Me desperté confuso y sudando en mitad de la noche, de nuevo sin recordar el motivo. Me llevaba ocurriendo desde hacía dos años, cuando perdí la memoria. Solo recordaba retazos sin sentido de mis sueños.
Desde que había sido encontrado, en una noche helada de diciembre, tenía pesadillas. Mis progenitores querían mandarme a terapia, pero yo me negaba. Sabía que no necesitaba un psicólogo, lo que necesitaba eran las pastillas que tomaba para dormir que evitaban, milagrosamente, que tuviera esos malos sueños y que me despertara cubierto de sudor y alarmado. Sin embargo, aquella noche había bebido alcohol y no las había tomado.
Me levanté de la cama y fui al baño. Una versión sudorosa y ojerosa de mí mismo me devolvió la mirada con indiferencia. Mi pelo oscuro caía sobre mi frente, pegándose a ella, y mis ojos azules estaban rojos e hinchados, como siempre que dormía mal.
Finalmente, me metí en la ducha. El agua salía fría, pero me dio igual. Estaba acostumbrado.
Al salir con una toalla en la cintura, una joven guapa de ojos verdosos, pálida y con el cabello castaño y ondulado que le llegaba hasta la mitad de la espalda, me estaba mirando desde mi cama.
―¿Otra pesadilla, Elián? ―me preguntó.
Sinceramente, yo no recordaba a esa chica que estaba medio tumbada bajo las mantas, con la espalda apoyada en el cabecero.
―Sí.
―Creí que exagerabas cuando me lo contaste ―comentó―. Ven, vuelve a la cama. Son las cinco y media solamente.
―No, una vez que me despierto no vuelvo a dormirme. Voy a hacerme un café, ¿quieres uno?
Ella declinó mi oferta de cortesía.
―No, prefiero seguir durmiendo. Si quieres volver, aquí estoy.
―Lo tendré en mente ―dije, no muy convencido de ello.
Salí de mi habitación y me dirigí a la cocina.
El café era algo que no faltaba en mi piso nuevo. Al cumplir la mayoría de edad, hacía un año, me fui de casa. Tenía la sensación de vivir con desconocidos.
Me sentía bastante extraño con mi familia.
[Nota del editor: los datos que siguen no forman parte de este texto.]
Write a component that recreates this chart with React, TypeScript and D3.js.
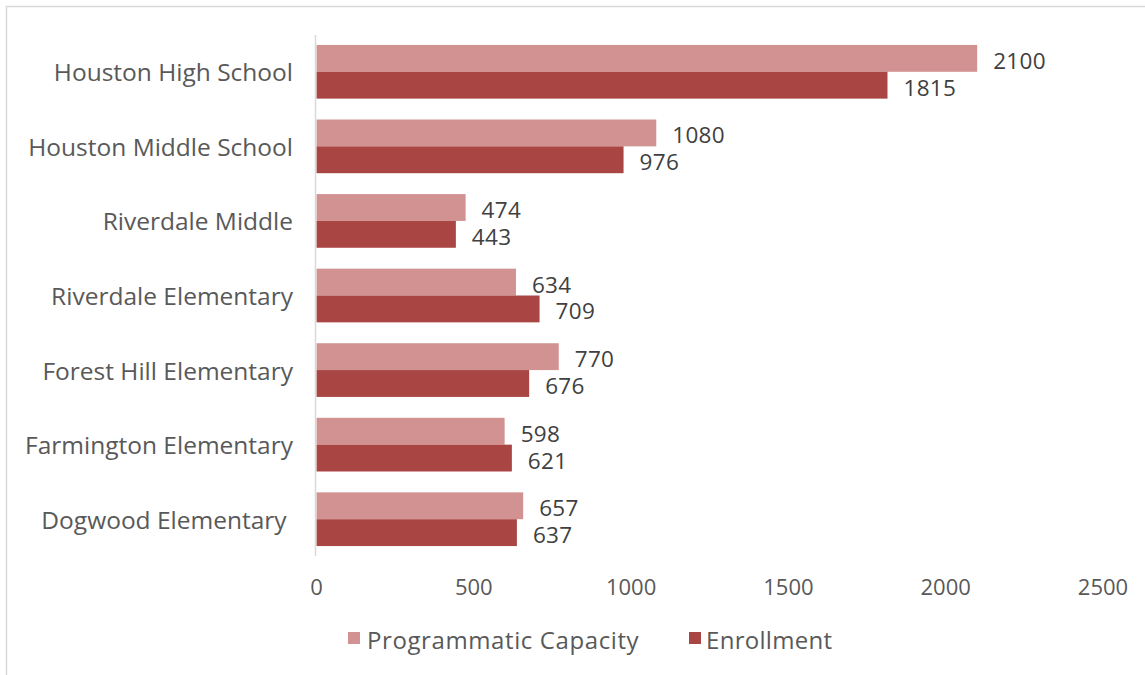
import React from "react";
import * as d3 from "d3";

const schools = [
  "Houston High School",
  "Houston Middle School",
  "Riverdale Middle",
  "Riverdale Elementary",
  "Forest Hill Elementary",
  "Farmington Elementary",
  "Dogwood Elementary ",
];
const capacity = [2100, 1080, 474, 634, 770, 598, 657];
const enrollment = [1815, 976, 443, 709, 676, 621, 637];
const xTicks = [0, 500, 1000, 1500, 2000, 2500];
const seriesNames = ["Programmatic Capacity", "Enrollment"];
const seriesColors = ["#D29291", "#A94643"];

const W = 1145;
const H = 675;
const FONT = "'Open Sans', sans-serif";

export default function App() {
  const x = d3.scaleLinear().domain([0, 2500]).range([316.5, 1103]);
  const y = d3
    .scaleBand<string>()
    .domain(schools)
    .range([34.5, 556.5])
    .paddingInner(0.28)
    .paddingOuter(0.14);
  const half = y.bandwidth() / 2;
  const series = [capacity, enrollment];

  return (
    <svg
      width={W}
      height={H}
      style={{ position: "absolute", left: 0, top: 0, background: "#fff" }}
      fontFamily={FONT}
    >
      <rect x={6.5} y={6.5} width={W + 10} height={H + 10} fill="#fff" stroke="#d9d9d9" strokeWidth={1.5} />
      {schools.map((s, i) => (
        <g key={s}>
          {series.map((vals, k) => {
            const y0 = (y(s) as number) + k * half;
            return (
              <g key={k}>
                <rect x={x(0)} y={y0} width={x(vals[i]) - x(0)} height={half} fill={seriesColors[k]} />
                <text
                  x={x(vals[i]) + 16}
                  y={y0 + half / 2 + 2}
                  dominantBaseline="central"
                  fontSize={22.5}
                  letterSpacing={0.3}
                  fill="#404040"
                >
                  {vals[i]}
                </text>
              </g>
            );
          })}
          <text
            x={293}
            y={(y(s) as number) + y.bandwidth() / 2}
            textAnchor="end"
            dominantBaseline="central"
            fontSize={24.5}
            fill="#595959"
            style={{ whiteSpace: "pre" }}
          >
            {s}
          </text>
        </g>
      ))}
      <line x1={315.5} x2={315.5} y1={35} y2={556} stroke="#d9d9d9" strokeWidth={1.5} />
      {xTicks.map((t) => (
        <text key={t} x={x(t)} y={586} textAnchor="middle" dominantBaseline="central" fontSize={22} fill="#595959">
          {t}
        </text>
      ))}
      <g>
        <rect x={348} y={632} width={12} height={12} fill={seriesColors[0]} />
        <text x={367} y={639} dominantBaseline="central" fontSize={24} letterSpacing={0.6} fill="#595959">
          {seriesNames[0]}
        </text>
        <rect x={689} y={632} width={12} height={12} fill={seriesColors[1]} />
        <text x={706} y={639} dominantBaseline="central" fontSize={24} letterSpacing={0.3} fill="#595959">
          {seriesNames[1]}
        </text>
      </g>
    </svg>
  );
}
Todos me conocían, sabían mi nombre, me trataban con demasiada familiaridad. Yo ni siquiera recordaba mi infancia, ni cosas tan básicas como mi época en el colegio y de instituto. Tampoco recordaba a los amigos que había tenido a lo largo de mi vida.
En realidad, era un tipo muy solitario. Me pasaba el día solo en el piso y, en ocasiones, salía por las noches. De vez en cuando me traía a chicas que me encontraban atractivo, pasaba un buen rato, y luego se iban a sus casas a seguir con sus respectivas vidas.
El microondas pitó cuando mi café, amargo y bien cargado, estuvo caliente. Me lo bebí mirando al vacío, como cada mañana.
Cuando acabé y lavé el vaso, fui de nuevo a mi habitación.
La chica se había dormido y yo aproveché para vestirme. Me puse un chándal y salí a la calle a pasear. A esas horas era muy raro encontrar a alguien, quizás a algunos juerguistas o a algún vagabundo. El cielo apenas comenzaba a aclararse y las luces de las farolas seguían encendidas.
Me detuve cuando creí ver a alguien siguiéndome. Me giré y no hallé a nadie por ninguna parte. Sin embargo, me pasé todo el camino con la sensación de ser observado, sentía unos ojos puestos en mí, por muy absurdo que pareciera.
Giré por un callejón y esperé al principio, para ver lo que pasaba. La sensación no terminó y un escalofrío recorrió mi cuerpo.
Agité la cabeza de un lado a otro, llamándome paranoico en mi mente. Nadie me estaba siguiendo, no había motivos.
Resoplé y eché a andar de nuevo, incorporándome a la avenida por la que anteriormente estaba caminando. Volví a mi casa a las siete.
Cuando fui a mi habitación, en lugar de a la chica, encontré una nota con un número de teléfono. Al parecer ella se había ido a trabajar. Abajo, en una esquina, estaba su firma. Su nombre era África, lo cual no me sonaba para nada. Estaba seguro de que no era malo recordando nombres tan bonitos.
Una lucecita que provenía de mi mesilla llamó mi atención. Se trataba del teléfono fijo, uno de los de hace años que emiten una luz roja cuando alguien deja un mensaje en el contestador.
Era mi madre.
―Elián, llámame cuando escuches esto. Necesito que lleves a tu hermana al instituto.
Suspiré y pulsé el botón de llamar.
―Mamá, ¿a qué hora necesitas que me pase a por Adriana? ―pregunté cuando respondió la llamada.